My daughter doesn’t fit the mold, and maybe that is because she is growing up with me.
Usually, children have no idea what to do around me. They look at me and see normal eyes. They do not understand that my eyes might look normal and even track with them, but in reality I do not see anything.
Often it takes until children are around 6-7 years old until they can get the abstract concept of blindness for me. They think, hey, if his eyes are open like mine, he can see what I can see. And they do things like throwing a ball at my head assuming that I will catch it.
The thing is my optic nerve died do to LHON. Like the cable between the video camera and the TV, my optic nerve should carry the picture to my brain. Well that cable doesn’t work any longer, and all I see is a dense fog, no colors, no distinction, no shapes, only light and dark and vague forms nearby.

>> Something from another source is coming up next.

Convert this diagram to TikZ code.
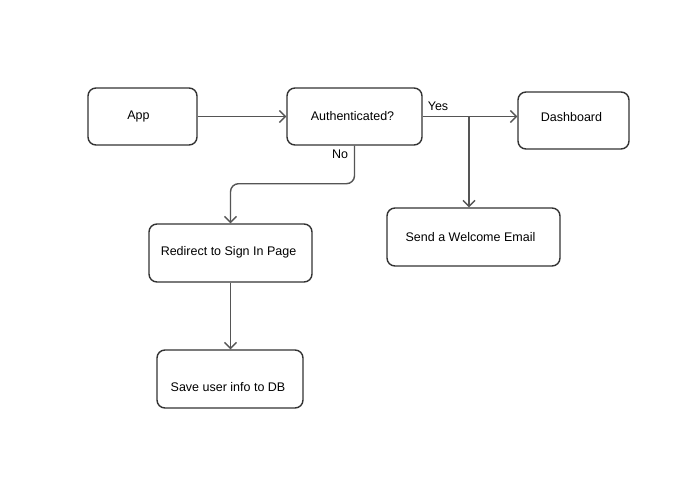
\documentclass[tikz,border=0pt]{standalone}
\usepackage{fontspec}
\setmainfont{Liberation Sans}
\usetikzlibrary{arrows.meta,calc}
\definecolor{boxline}{HTML}{333333}
\definecolor{connline}{HTML}{555555}
\begin{document}
\begin{tikzpicture}[x=1pt,y=-1pt,
  box/.style={draw=boxline, line width=1.4pt, rounded corners=8pt, fill=white,
    inner sep=0pt, font=\fontsize{12.5}{15}\selectfont, text=black},
  conn/.style={draw=connline, line width=1.4pt,
    -{Straight Barb[length=6pt,width=12pt,line width=1.4pt]}},
  lbl/.style={font=\fontsize{12.5}{15}\selectfont, text=black, inner sep=0pt}]
\useasboundingbox[fill=white] (0,0) rectangle (680,485);
\node[box, minimum width=109pt, minimum height=57pt,
  label={[lbl, xshift=-4pt, yshift=0pt]center:App}] (app) at (142.5,116.5) {};
\node[box, minimum width=135pt, minimum height=57pt,
  label={[lbl, xshift=-2pt, yshift=0.5pt]center:Authenticated?}] (auth) at (354.5,116.5) {};
\node[box, minimum width=111pt, minimum height=57pt,
  label={[lbl, xshift=-2pt, yshift=3pt]center:Dashboard}] (dash) at (573.5,120.5) {};
\node[box, minimum width=173pt, minimum height=58pt,
  label={[lbl, xshift=-3pt, yshift=0pt]center:Send a Welcome Email}] (mail) at (473.5,237) {};
\node[box, minimum width=163pt, minimum height=58pt,
  label={[lbl, xshift=-2pt, yshift=1pt]center:Redirect to Sign In Page}] (redir) at (230.5,253) {};
\node[box, minimum width=146pt, minimum height=58pt,
  label={[lbl, xshift=-2pt, yshift=-8pt]center:Save user info to DB}] (save) at (230,379) {};
\coordinate (br) at (469,116.5);
\draw[conn] (app) -- (auth);
\draw[conn] (auth.east) -- (auth.east -| dash.west);
\draw[conn] (br) -- (br |- mail.north);
\draw[conn, rounded corners=8pt] (auth.south) -- ++(0,38) -| (redir.north);
\draw[conn] (redir.south) -- (redir.south |- save.north);
\node[lbl] (yes) at (438,106) {Yes};
\node[lbl] (no) at (340,154) {No};
\end{tikzpicture}
\end{document}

With that in mind, I am always blown away with how easily my daughter handles my blindness. She knows how to take me by the hand to bring me where she wants me to go. Mind you, she is only two-and-a-half. She knows that I don’t catch her facial reactions. She knows how to get my attention. And it doesn’t bother her in the slightest. I am her Daddy.
The other day, she stood out to me. Maybe her feat of greatness went unnoticed by others, but she simply amazed me. I would say I was left speechless, but that is a bit harder to do.
We were travelling back from Montana and spending a three-hour layover in the Denver airport. As we waited to begin her 50th flight (that’s right, she grew up as a missionary kid), we played and ate food. At one point, I needed to take her for a diaper change. We had the privilege of using the special bathroom for her changing. We had plenty of space to ourselves in the handicapped bathroom, and changing table bathroom.
When everything was finished, and my little princess was ready to go, I swung her into my arms. I grabbed my cane with one hand, and the sopping wet diaper in the other. I spun in one direction looking for the trash spot. I know they are usually near the door or in the corner near the sink.
I looked to one corner, and Ellie said no.
I looked to another corner.
And Ellie said no, other way.
I turned to a third corner.
And Ellie said yeah! Right there. Her excitement that I found the right direction neared my enthusiasm when Jay Cutler finds an open receiver for a first down. It was like she was playing the game Hot-and-Cold.
Then I leaned towards where I estimated the trash to be. I estimated too low and heard a quick reproof from my daughter.
She said, no. Up, dada.
I went up a bit.
And again she said, up.
I went up more.
Again she kindly said, up.
Finally, I dropped the diaper in the trash receptacle, and she shouted with glee, Yeah!! As if Kobe Bryant hit a game winner in game 7.
I wanted to shout from the mountain tops how incredibly intelligent my daughter was. I wanted the whole world to know how quickly my daughter has adapted to me. She has entered my world with the ease of an expert, and she is a toddler. She has already become a huge help. I can’t wait to see how much more she helps. As we grow together.
One of the keys in helping someone with any need, be it blindness, a learning disability, a new language, financial management, tutoring, or whatever, is finding a way to enter their world with ease. My daughter constantly teaches me how easy it can be. And she does it without making me feel special for her going out of her way to help me.
What other traits are important in helping people with special needs?